Very short peptides with stable folds: Building on the interrelationship of Trp/Trp, Trp/cation, and Trp/backbone-amide interaction geometries

By combining a favorable turn sequence with a turn flanking Trp/Trp interaction and a C-terminal H-bonding interaction between a backbone amide and an i-2 Trp ring, a particularly stable (Delta G(U) > 7 kJ/mol) truncated hairpin, Ac-WI-(D-Pro-D-Asn)-KWTG-NH2, results. In this construct and others with a W-(4-residue turn)-W motif in severely truncated hairpins, the C-terminal Trp is the edge residue in a well-defined face-to-edge (FtE) aryllaryl interaction. Longer hairpins and those with six-residue turns retain the reversed edge-to-face (EtF) Trp/Trp geometry first observed for the trpzip peptides.

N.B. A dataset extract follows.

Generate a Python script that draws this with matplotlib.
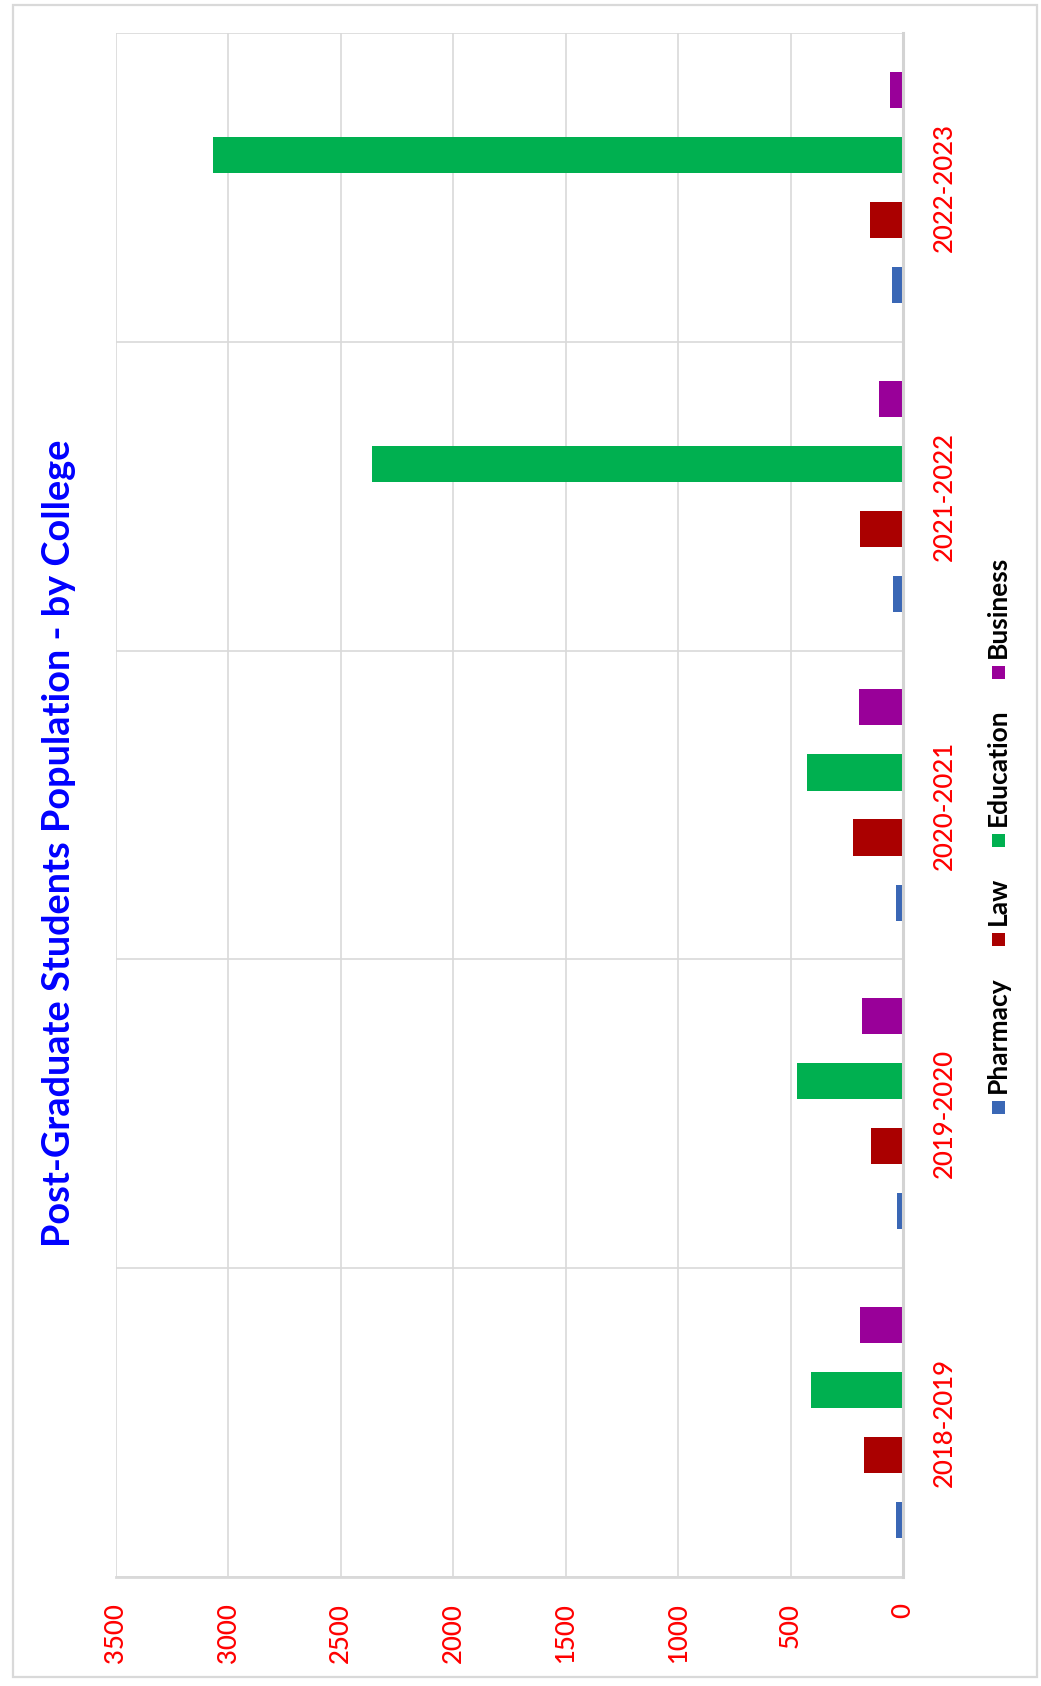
import matplotlib
matplotlib.use('Agg')
import matplotlib.pyplot as plt
import numpy as np
from matplotlib.patches import Rectangle

# ---- data ----
years = ['2018-2019', '2019-2020', '2020-2021', '2021-2022', '2022-2023']
colleges = ['Pharmacy', 'Law', 'Education', 'Business']
pharmacy = [31, 25, 31, 43, 48]
law = [175, 141, 221, 191, 145]
education = [409, 473, 426, 2362, 3070]
business = [193, 181, 197, 105, 59]
value_ticks = [0, 500, 1000, 1500, 2000, 2500, 3000, 3500]
title = 'Post-Graduate Students Population - by College'

series = [pharmacy, law, education, business]
colors = ['#3A67B5', '#AA0000', '#00B050', '#990099']

FONT = ['Lato', 'DejaVu Sans']
W, H = 1041, 1686
fig = plt.figure(figsize=(W / 100, H / 100), dpi=100)
fig.patch.set_facecolor('white')

# outer chart border
fig.add_artist(Rectangle((13 / W, 1 - 1677 / H), (1037 - 13) / W, (1677 - 5) / H,
                         transform=fig.transFigure, fill=False,
                         edgecolor='#D9D9D9', lw=1.6))

L, R, T, B = 116, 903, 33, 1577
ax = fig.add_axes([L / W, 1 - B / H, (R - L) / W, (B - T) / H])
ax.set_facecolor('white')

ys = np.arange(len(years))
step, th = 0.2105, 0.1166
for i, (vals, c) in enumerate(zip(series, colors)):
    ax.barh(ys + (i - 1.5) * step, vals, height=th, color=c, zorder=3,
            label=colleges[i])

ax.set_xlim(3500, 0)
ax.set_ylim(-0.5, len(years) - 0.5)

ax.set_xticks(value_ticks)
ax.set_xticklabels([str(t) for t in value_ticks], rotation=90, color='red',
                   fontsize=18.5, family=FONT, fontweight=500)
ax.tick_params(axis='x', length=0, pad=19)

ax.yaxis.tick_right()
ax.set_yticks(ys)
ax.set_yticklabels(years, rotation=90, va='center', ha='left', color='red',
                   fontsize=18.5, family=FONT, fontweight=500)
ax.tick_params(axis='y', which='major', length=0, pad=21)
ax.set_yticks(np.arange(-0.5, len(years), 1.0), minor=True)
ax.tick_params(axis='y', which='minor', length=0)

ax.grid(axis='x', which='major', color='#D9D9D9', lw=1.2, zorder=0)
ax.grid(axis='y', which='minor', color='#D9D9D9', lw=1.2, zorder=0)
for s in ax.spines.values():
    s.set_visible(False)
ax.axvline(0, color='#D3D3D3', lw=2.2, zorder=4, clip_on=False)
ax.axhline(-0.5, color='#D9D9D9', lw=2.0, zorder=1, clip_on=False)

# title
fig.canvas.draw()
renderer = fig.canvas.get_renderer()
t = fig.text(59 / W, 1 - 843 / H, title, rotation=90, ha='center', va='center',
             color='#0000FF', fontsize=24, fontweight='bold', family=FONT)
ext = t.get_window_extent(renderer)
t.set_fontsize(24 * 810 / ext.height)

# legend (manual, rotated)
lx = 998
y_cur = 1114  # bottom of first square (pixels from top)
sq = 13
for name, c in zip(colleges, colors):
    fig.add_artist(Rectangle(((lx - sq / 2) / W, 1 - y_cur / H), sq / W, sq / H,
                             transform=fig.transFigure, facecolor=c,
                             edgecolor='none'))
    y_text = y_cur - sq - 8
    tx = fig.text(lx / W, 1 - y_text / H, name, rotation=90, ha='center',
                  va='bottom', color='black', fontsize=19, fontweight='bold',
                  family=FONT)
    e = tx.get_window_extent(renderer)
    y_cur = y_text - e.height - 30

fig.savefig('out.png', dpi=100, facecolor='white')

Mutational studies suggest that the W-(4-residue turn)-W interaction provides at least 3 kJ/mol of stabilization in excess of that due to the greater beta-propensity of Trp. The beta-propensity of Trp is context dependent, but for the systems studied, always greater than that of Thr (by 0.4-4.7 kJ/mol). At nonH-bonded positions remote from the turn, two alternative EtF geometries are observed and there is no evidence of additional stabilization due to the Trp/Trp interaction. The NMR structuring shift diagnostics of EtF Trp/Trp, Trp/Lys pi-cation, and Trp/Gly-H-N interactions have been defined. The latter can give rise to >3 ppm upfield shifts for the Gly-H-N in -WX(n)G- units both in turns (n = 2) and at the C-termini (n = 1) of hairpins. Terminal YTG units result in somewhat smaller shifts (extrapolated to 2 ppm for 100% folding). In peptides with both the EtF and FtE W/W interaction geometries, Trp to Tyr mutations indicate that Trp is the preferred face residue in aryl/aryl pairings, presumably because of its greater pi basicity.